How long should the restrictions be imposed?

It’s also important to think about what would constitute a reasonable length of time for which these restrictions should be imposed.

‘It’s a real balancing act,’ says Knowles. ‘Any attempt to impose restrictions deemed as being too strict could result in an ex-employee arguing that they impose unlawful restraints on trade, and the courts could hold the covenant to be unreasonable, void and unenforceable, striking out the claim as a result.’

The crux of the matter is that you can’t stop an employee becoming a competitor. Restrictive covenants having the sole aim of preventing competition are never upheld by the court.

You can, however, protect your business interests, but restrictive covenants need to be carefully drafted to ensure that they are not deemed overbearing.

Also, the clauses should be reviewed for every role change, as a junior member of staff who did not have access to sensitive information or clients and therefore would not have had a restrictive clause in place, may go on to be promoted into a role that deals with precisely those elements, Knowles says.

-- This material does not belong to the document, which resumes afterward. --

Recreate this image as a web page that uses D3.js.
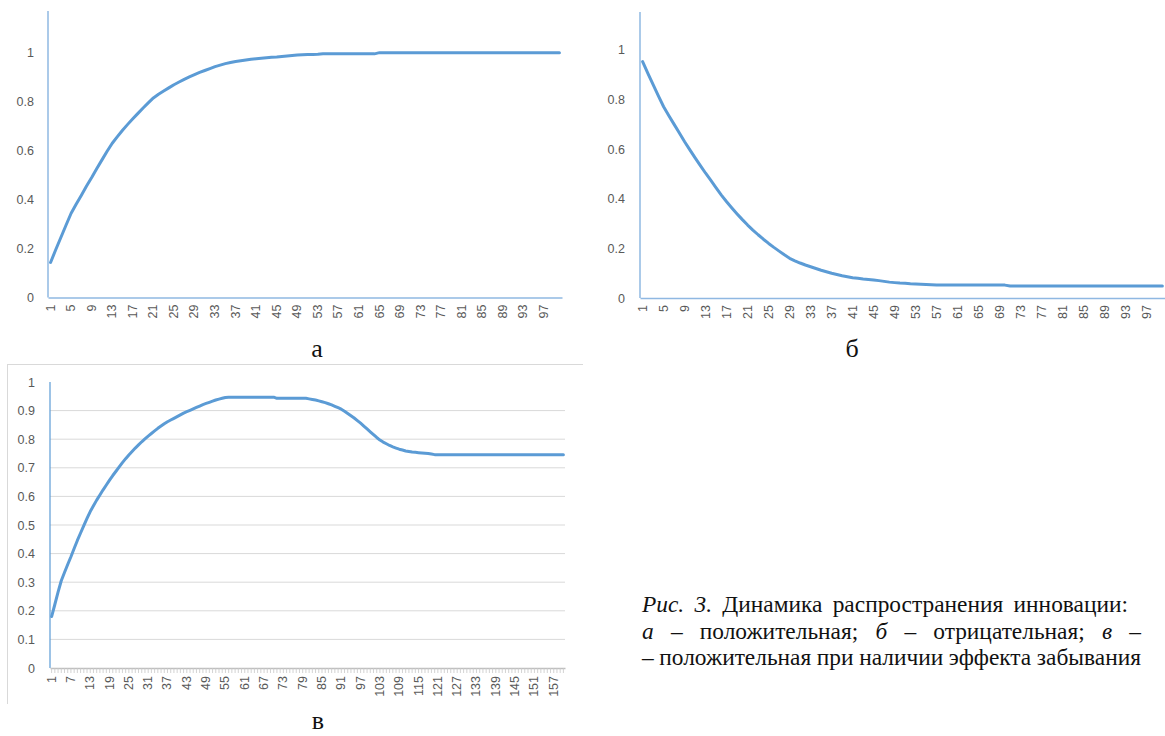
<!DOCTYPE html>
<html>
<head>
<meta charset="utf-8">
<script src="https://cdn.jsdelivr.net/npm/d3@7/dist/d3.min.js"></script>
<style>
  html, body { margin: 0; padding: 0; background: #fff; }
  svg { display: block; }
</style>
</head>
<body>
<svg id="fig" width="1165" height="736"></svg>
<script>
// ---- data -------------------------------------------------------------
// (а) positive dynamics, steps 1..100
const seriesA = [
  0.143,0.195,0.245,0.295,0.344,0.382,0.418,0.455,0.490,0.527,
  0.562,0.597,0.630,0.657,0.683,0.707,0.730,0.752,0.774,0.795,
  0.815,0.830,0.843,0.856,0.869,0.880,0.891,0.901,0.910,0.919,
  0.927,0.935,0.943,0.949,0.955,0.960,0.964,0.967,0.970,0.973,
  0.975,0.977,0.979,0.981,0.982,0.984,0.986,0.988,0.990,0.991,
  0.992,0.992,0.993,0.995,0.995,0.995,0.995,0.995,0.995,0.995,
  0.995,0.995,0.995,0.995,1,1,1,1,1,1,
  1,1,1,1,1,1,1,1,1,1,
  1,1,1,1,1,1,1,1,1,1,
  1,1,1,1,1,1,1,1,1,1
];
// (б) negative dynamics, steps 1..100
const seriesB = [
  0.953,0.906,0.860,0.815,0.771,0.735,0.700,0.665,0.630,0.597,
  0.565,0.534,0.503,0.474,0.444,0.415,0.388,0.363,0.339,0.316,
  0.294,0.274,0.255,0.237,0.220,0.204,0.189,0.174,0.160,0.150,
  0.141,0.133,0.126,0.119,0.112,0.106,0.100,0.095,0.090,0.086,
  0.082,0.080,0.077,0.075,0.073,0.070,0.067,0.064,0.062,0.060,
  0.059,0.057,0.056,0.055,0.054,0.053,0.052,0.052,0.052,0.052,
  0.052,0.052,0.052,0.052,0.052,0.052,0.052,0.052,0.052,0.052,
  0.048,0.048,0.048,0.048,0.048,0.048,0.048,0.048,0.048,0.048,
  0.048,0.048,0.048,0.048,0.048,0.048,0.048,0.048,0.048,0.048,
  0.048,0.048,0.048,0.048,0.048,0.048,0.048,0.048,0.048,0.048
];
// (в) positive dynamics with forgetting, steps 1..160
const seriesC = [
  0.180,0.222,0.265,0.305,0.334,0.362,0.389,0.418,0.446,0.472,
  0.498,0.523,0.547,0.567,0.587,0.605,0.623,0.640,0.657,0.673,
  0.688,0.703,0.718,0.732,0.745,0.757,0.769,0.780,0.791,0.801,
  0.811,0.820,0.829,0.838,0.846,0.854,0.861,0.867,0.873,0.879,
  0.885,0.891,0.896,0.901,0.906,0.911,0.916,0.921,0.925,0.929,
  0.933,0.937,0.940,0.943,0.946,0.947,0.947,0.947,0.947,0.947,
  0.947,0.947,0.947,0.947,0.947,0.947,0.947,0.947,0.947,0.947,
  0.943,0.943,0.943,0.943,0.943,0.943,0.943,0.943,0.943,0.943,
  0.941,0.939,0.937,0.934,0.931,0.928,0.924,0.920,0.915,0.910,
  0.905,0.898,0.890,0.882,0.874,0.865,0.856,0.846,0.836,0.826,
  0.816,0.806,0.797,0.790,0.784,0.778,0.773,0.769,0.765,0.762,
  0.759,0.757,0.755,0.754,0.753,0.752,0.751,0.750,0.748,0.746,
  0.746,0.746,0.746,0.746,0.746,0.746,0.746,0.746,0.746,0.746,
  0.746,0.746,0.746,0.746,0.746,0.746,0.746,0.746,0.746,0.746,
  0.746,0.746,0.746,0.746,0.746,0.746,0.746,0.746,0.746,0.746,
  0.746,0.746,0.746,0.746,0.746,0.746,0.746,0.746,0.746,0.746
];

const categoriesA = d3.range(1, seriesA.length + 1);
const categoriesB = d3.range(1, seriesB.length + 1);
const categoriesC = d3.range(1, seriesC.length + 1);

const xLabelsAB = [1,5,9,13,17,21,25,29,33,37,41,45,49,53,57,61,65,69,73,77,81,85,89,93,97];
const xLabelsC  = [1,7,13,19,25,31,37,43,49,55,61,67,73,79,85,91,97,103,109,115,121,127,133,139,145,151,157];
const yTicksAB  = [0,0.2,0.4,0.6,0.8,1];
const yTicksC   = [0,0.1,0.2,0.3,0.4,0.5,0.6,0.7,0.8,0.9,1];

const panelLetters = ["а", "б", "в"];
const captionLine1 = [
  {t: "Рис.", it: true}, {t: "3.", it: true}, {t: "Динамика"},
  {t: "распространения"}, {t: "инновации:"}
];
const captionLine2 = [
  {t: "а", it: true}, {t: "–"}, {t: "положительная;"},
  {t: "б", it: true}, {t: "–"}, {t: "отрицательная;"},
  {t: "в", it: true}, {t: "–"}
];
const captionLine3 = [
  {t: "–"}, {t: "положительная"}, {t: "при"}, {t: "наличии"},
  {t: "эффекта"}, {t: "забывания"}
];

// ---- styles -----------------------------------------------------------
const LINE = "#5b9bd5";
const AXIS_BLUE = "#8fb8e2";
const GRID = "#d9d9d9";
const LABEL = "#595959";
const SANS = "'Liberation Sans', Arial, sans-serif";
const SERIF = "'Liberation Serif', 'Times New Roman', serif";

const svg = d3.select("#fig");

function drawPanel(opt) {
  const g = svg.append("g");
  const x = d3.scaleBand().domain(opt.cats).range(opt.xRange).padding(0);
  const y = d3.scaleLinear().domain(opt.yDomain).range(opt.yRange);
  const cx = d => x(d) + x.bandwidth() / 2;

  if (opt.grid) {
    g.append("g").selectAll("line")
      .data(opt.yTicks.filter(v => v > 0 && v < 1))
      .join("line")
      .attr("x1", opt.xRange[0]).attr("x2", opt.xRange[1])
      .attr("y1", d => y(d)).attr("y2", d => y(d))
      .attr("stroke", GRID).attr("stroke-width", 1);
  }

  // y axis
  const ya = g.append("g")
    .attr("transform", `translate(${opt.xRange[0]},0)`)
    .call(d3.axisLeft(y).tickValues(opt.yTicks).tickSize(0)
      .tickPadding(opt.yPad).tickFormat(d3.format("~g")));
  ya.select(".domain").remove();
  ya.append("line")
    .attr("x1", 0).attr("x2", 0)
    .attr("y1", y(0)).attr("y2", opt.yAxisTop)
    .attr("stroke", opt.yAxisColor).attr("stroke-width", opt.yAxisWidth);
  ya.selectAll("text")
    .attr("fill", LABEL).style("font-family", SANS).style("font-size", opt.fontSize + "px");

  // x axis
  const labelSet = new Set(opt.xLabels);
  const xa = g.append("g")
    .attr("transform", `translate(0,${y(0)})`)
    .call(d3.axisBottom(x)
      .tickValues(opt.xTicksAll ? opt.cats : opt.xLabels)
      .tickSize(opt.xTickSize)
      .tickSizeOuter(0)
      .tickFormat(d => labelSet.has(d) ? d : ""));
  xa.select(".domain").attr("stroke", opt.xAxisColor).attr("stroke-width", 1.5);
  xa.selectAll(".tick line").attr("stroke", "#c8c8c8").attr("stroke-width", 0.8);
  xa.selectAll(".tick text")
    .attr("x", 0).attr("y", 0).attr("dy", null)
    .attr("transform", `translate(0,${opt.xLabelOffset}) rotate(-90)`)
    .attr("text-anchor", "end")
    .attr("dominant-baseline", "central")
    .attr("fill", LABEL).style("font-family", SANS).style("font-size", opt.fontSize + "px");

  // series line
  const line = d3.line()
    .x((d, i) => cx(opt.cats[i]))
    .y(d => y(d));
  g.append("path")
    .datum(opt.values)
    .attr("fill", "none")
    .attr("stroke", LINE)
    .attr("stroke-width", 3)
    .attr("stroke-linejoin", "round")
    .attr("stroke-linecap", "round")
    .attr("d", line);
}

// chart frame around (в)
svg.append("line").attr("x1", 7).attr("x2", 583).attr("y1", 364.5).attr("y2", 364.5)
  .attr("stroke", GRID).attr("stroke-width", 1);
svg.append("line").attr("x1", 7.5).attr("x2", 7.5).attr("y1", 364).attr("y2", 704)
  .attr("stroke", GRID).attr("stroke-width", 1);

drawPanel({
  cats: categoriesA, values: seriesA,
  xRange: [48, 562], yDomain: [0, 1.17], yRange: [297.5, 11],
  yTicks: yTicksAB, yPad: 14, yAxisTop: 11, yAxisColor: AXIS_BLUE, yAxisWidth: 1.5,
  xLabels: xLabelsAB, xTicksAll: false, xTickSize: 0, xAxisColor: AXIS_BLUE,
  xLabelOffset: 7, fontSize: 12.5, grid: false
});
drawPanel({
  cats: categoriesB, values: seriesB,
  xRange: [640, 1165], yDomain: [0, 1.153], yRange: [298, 12],
  yTicks: yTicksAB, yPad: 15, yAxisTop: 12, yAxisColor: AXIS_BLUE, yAxisWidth: 1.5,
  xLabels: xLabelsAB, xTicksAll: false, xTickSize: 0, xAxisColor: AXIS_BLUE,
  xLabelOffset: 7, fontSize: 12.5, grid: false
});
drawPanel({
  cats: categoriesC, values: seriesC,
  xRange: [50, 565], yDomain: [0, 1], yRange: [668, 382],
  yTicks: yTicksC, yPad: 15, yAxisTop: 382, yAxisColor: LINE, yAxisWidth: 1.2,
  xLabels: xLabelsC, xTicksAll: true, xTickSize: 5, xAxisColor: "#bfbfbf",
  xLabelOffset: 8, fontSize: 12.5, grid: true
});

// panel letters
const letterPos = [[317, 357], [852, 357], [318, 729]];
svg.append("g").selectAll("text")
  .data(panelLetters)
  .join("text")
  .attr("x", (d, i) => letterPos[i][0])
  .attr("y", (d, i) => letterPos[i][1])
  .attr("text-anchor", "middle")
  .style("font-family", SERIF).style("font-size", "26px").attr("fill", "#111")
  .text(d => d);

// caption: each line is laid out word by word between a left and right edge
const capX = 642, capSize = 23.4;
const cap = svg.append("g")
  .style("font-family", SERIF).style("font-size", capSize + "px").attr("fill", "#111");

function layoutLine(wordsSpec, baseline, right) {
  const words = wordsSpec.map(w => cap.append("text")
    .attr("y", baseline).style("font-style", w.it ? "italic" : "normal").text(w.t));
  const widths = words.map(w => w.node().getComputedTextLength());
  const gap = (right - capX - d3.sum(widths)) / (words.length - 1);
  let cursor = capX;
  words.forEach((w, i) => { w.attr("x", cursor); cursor += widths[i] + gap; });
}
layoutLine(captionLine1, 612, 1128);
layoutLine(captionLine2, 638.5, 1141);
layoutLine(captionLine3, 665, 1141);
</script>
</body>
</html>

‘It is important to ensure that there is valid consideration when restrictive covenants are introduced later in the relationship and that they are contained in a signed document, ideally an updated contract of employment incorporating the new terms and restrictions following the promotion.’

It isn’t only clients that can be protected by restrictive covenants; you can also include a clause to prevent employees from being poached, although the level of the employees ringfenced should generally be that of the level of the ex-employee and anyone senior to them in order to argue that the stability of the workforce is a legitimate business interest.

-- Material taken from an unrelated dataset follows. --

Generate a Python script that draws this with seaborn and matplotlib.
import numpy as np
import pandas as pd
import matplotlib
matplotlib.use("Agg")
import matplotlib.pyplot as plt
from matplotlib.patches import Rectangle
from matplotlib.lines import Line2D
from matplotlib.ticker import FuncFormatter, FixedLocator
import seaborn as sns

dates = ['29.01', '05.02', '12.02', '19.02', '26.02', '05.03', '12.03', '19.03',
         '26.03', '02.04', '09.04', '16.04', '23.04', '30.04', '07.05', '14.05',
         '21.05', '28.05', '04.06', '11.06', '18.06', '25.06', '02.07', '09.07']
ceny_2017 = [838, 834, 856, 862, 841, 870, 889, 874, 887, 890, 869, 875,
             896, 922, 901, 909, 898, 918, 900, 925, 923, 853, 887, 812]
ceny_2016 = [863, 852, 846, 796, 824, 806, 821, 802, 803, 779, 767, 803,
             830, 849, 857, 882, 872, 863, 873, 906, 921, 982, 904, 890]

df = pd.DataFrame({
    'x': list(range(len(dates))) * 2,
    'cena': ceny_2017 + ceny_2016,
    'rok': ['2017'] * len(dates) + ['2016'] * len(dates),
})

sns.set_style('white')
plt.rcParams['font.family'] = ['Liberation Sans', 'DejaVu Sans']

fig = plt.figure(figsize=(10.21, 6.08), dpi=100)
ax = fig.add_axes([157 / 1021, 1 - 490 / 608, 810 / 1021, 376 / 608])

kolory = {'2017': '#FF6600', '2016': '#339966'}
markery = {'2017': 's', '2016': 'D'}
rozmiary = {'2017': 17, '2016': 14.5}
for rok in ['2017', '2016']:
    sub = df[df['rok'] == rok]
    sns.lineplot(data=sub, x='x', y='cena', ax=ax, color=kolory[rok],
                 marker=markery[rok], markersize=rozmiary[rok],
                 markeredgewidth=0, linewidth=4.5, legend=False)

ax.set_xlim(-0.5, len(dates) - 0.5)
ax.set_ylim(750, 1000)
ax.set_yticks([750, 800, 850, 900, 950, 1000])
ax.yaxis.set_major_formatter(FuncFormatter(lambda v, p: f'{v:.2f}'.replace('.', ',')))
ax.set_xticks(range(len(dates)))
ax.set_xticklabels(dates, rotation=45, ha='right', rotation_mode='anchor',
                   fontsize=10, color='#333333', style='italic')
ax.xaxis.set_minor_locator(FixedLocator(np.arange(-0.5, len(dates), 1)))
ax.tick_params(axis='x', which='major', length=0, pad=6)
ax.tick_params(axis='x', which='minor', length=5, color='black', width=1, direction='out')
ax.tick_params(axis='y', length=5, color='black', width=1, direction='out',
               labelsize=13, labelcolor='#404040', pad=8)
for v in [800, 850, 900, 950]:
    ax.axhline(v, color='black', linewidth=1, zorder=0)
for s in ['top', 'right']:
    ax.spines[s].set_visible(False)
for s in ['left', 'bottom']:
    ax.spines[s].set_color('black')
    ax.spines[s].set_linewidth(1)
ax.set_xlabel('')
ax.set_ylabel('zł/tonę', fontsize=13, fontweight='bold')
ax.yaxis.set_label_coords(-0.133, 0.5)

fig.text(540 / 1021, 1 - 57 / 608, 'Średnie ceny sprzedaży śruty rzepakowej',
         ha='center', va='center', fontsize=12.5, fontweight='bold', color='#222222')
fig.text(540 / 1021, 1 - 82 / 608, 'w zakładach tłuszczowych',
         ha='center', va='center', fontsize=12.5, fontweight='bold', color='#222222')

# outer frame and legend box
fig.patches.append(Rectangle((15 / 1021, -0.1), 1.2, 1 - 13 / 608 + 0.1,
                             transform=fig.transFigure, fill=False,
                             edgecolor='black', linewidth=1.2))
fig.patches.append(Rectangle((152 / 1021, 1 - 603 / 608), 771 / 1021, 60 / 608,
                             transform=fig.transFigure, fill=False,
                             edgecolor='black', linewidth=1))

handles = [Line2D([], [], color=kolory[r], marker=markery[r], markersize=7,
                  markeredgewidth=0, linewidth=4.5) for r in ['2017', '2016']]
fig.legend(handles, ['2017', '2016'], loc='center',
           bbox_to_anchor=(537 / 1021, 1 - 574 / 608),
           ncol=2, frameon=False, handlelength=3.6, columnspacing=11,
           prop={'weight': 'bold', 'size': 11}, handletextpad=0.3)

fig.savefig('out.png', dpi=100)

“A non-compete restriction is the strongest covenant you can put in place”

You can include a non-competition restriction but it must be designed to protect your confidential information, trade secrets or customer connections and to prevent the employee from gaining an unfair advantage by exploiting these for their own, or another employer’s, benefit, Knowles advises.

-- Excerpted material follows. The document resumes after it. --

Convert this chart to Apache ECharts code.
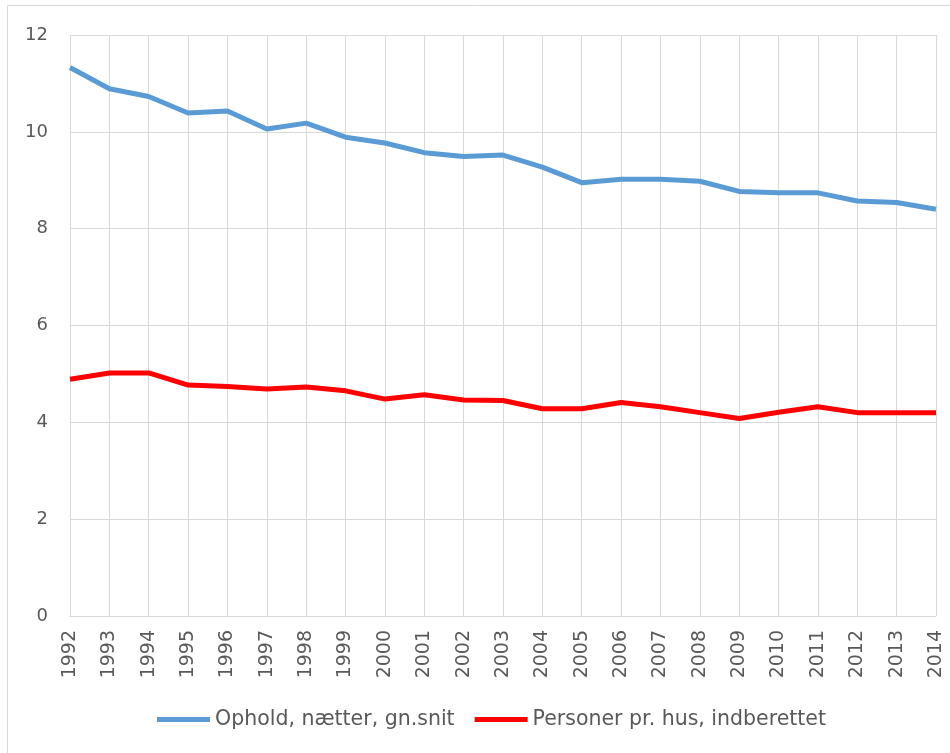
<!DOCTYPE html>
<html>
<head>
<meta charset="utf-8">
<script src="https://cdn.jsdelivr.net/npm/echarts@6/dist/echarts.min.js"></script>
<style>
  html, body { margin: 0; padding: 0; background: #fff; }
  #chart { width: 950px; height: 753px; }
</style>
</head>
<body>
<div id="chart"></div>
<script>
// årstal og værdier
const years = ['1992', '1993', '1994', '1995', '1996', '1997', '1998', '1999', '2000', '2001', '2002',
  '2003', '2004', '2005', '2006', '2007', '2008', '2009', '2010', '2011', '2012', '2013', '2014'];
const ophold = [11.33, 10.89, 10.73, 10.39, 10.43, 10.06, 10.18, 9.89, 9.77, 9.57, 9.49,
  9.52, 9.27, 8.95, 9.02, 9.02, 8.98, 8.77, 8.74, 8.74, 8.57, 8.54, 8.40];
const personer = [4.89, 5.02, 5.02, 4.77, 4.74, 4.69, 4.73, 4.65, 4.48, 4.57, 4.46,
  4.45, 4.28, 4.28, 4.41, 4.32, 4.20, 4.08, 4.21, 4.32, 4.20, 4.20, 4.20];
const seriesNames = ['Ophold, nætter, gn.snit', 'Personer pr. hus, indberettet'];

const myChart = echarts.init(document.getElementById('chart'));

const option = {
  animation: false,
  textStyle: { fontFamily: '"DejaVu Sans", sans-serif' },
  graphic: [
    {
      type: 'rect',
      shape: { x: 7.5, y: 5.5, width: 960, height: 760 },
      style: { fill: 'none', stroke: '#d9d9d9', lineWidth: 1 },
      silent: true
    }
  ],
  grid: { left: 70, right: 14, top: 35, bottom: 137 },
  legend: {
    bottom: 18,
    left: 152,
    itemGap: 20,
    itemWidth: 53,
    itemHeight: 5,
    icon: 'rect',
    textStyle: { color: '#595959', fontSize: 20.5 },
    data: seriesNames
  },
  xAxis: {
    type: 'category',
    data: years,
    boundaryGap: false,
    axisLine: { show: true, lineStyle: { color: '#d9d9d9', width: 1 } },
    axisTick: { show: false },
    splitLine: { show: true, lineStyle: { color: '#d9d9d9', width: 1 } },
    axisLabel: { rotate: 90, color: '#595959', fontSize: 19, margin: 14, interval: 0 }
  },
  yAxis: {
    type: 'value',
    min: 0,
    max: 12,
    interval: 2,
    axisLine: { show: false },
    axisTick: { show: false },
    splitLine: { lineStyle: { color: '#d9d9d9', width: 1 } },
    axisLabel: { color: '#595959', fontSize: 18, margin: 22 }
  },
  series: [
    {
      name: seriesNames[0],
      type: 'line',
      data: ophold,
      symbol: 'none',
      lineStyle: { color: '#5b9bd5', width: 5 },
      itemStyle: { color: '#5b9bd5' }
    },
    {
      name: seriesNames[1],
      type: 'line',
      data: personer,
      symbol: 'none',
      lineStyle: { color: '#ff0000', width: 5 },
      itemStyle: { color: '#ff0000' }
    }
  ]
};

myChart.setOption(option);
</script>
</body>
</html>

A non-compete restriction is the strongest covenant you can put in place and is generally only enforceable in situations where the employee’s relations with the clients are so strong that it is highly likely that, were they to move to a competitor, the clients would want to move with them. Non-solicitation clauses are therefore looked on more favourably than pure non-competition clauses.

‘Restrictive covenants are worth their weight in gold – but only when used properly,’ says Knowles. ‘It is always in your interests to obtain the employee’s signed agreement to a restrictive covenant, ideally in the employment contract. Any attempt to use them to excess will be stamped on by the courts, so it’s important to seek specialist advice to ensure you strike the right balance.’

It is also important to be aware that even if otherwise enforceable, if you terminate the employee’s contract in breach of its terms, for example terminating employment without giving notice, or breach the contract in any other way, the individual is free from any terms that are intended to survive termination, including post-termination restrictions.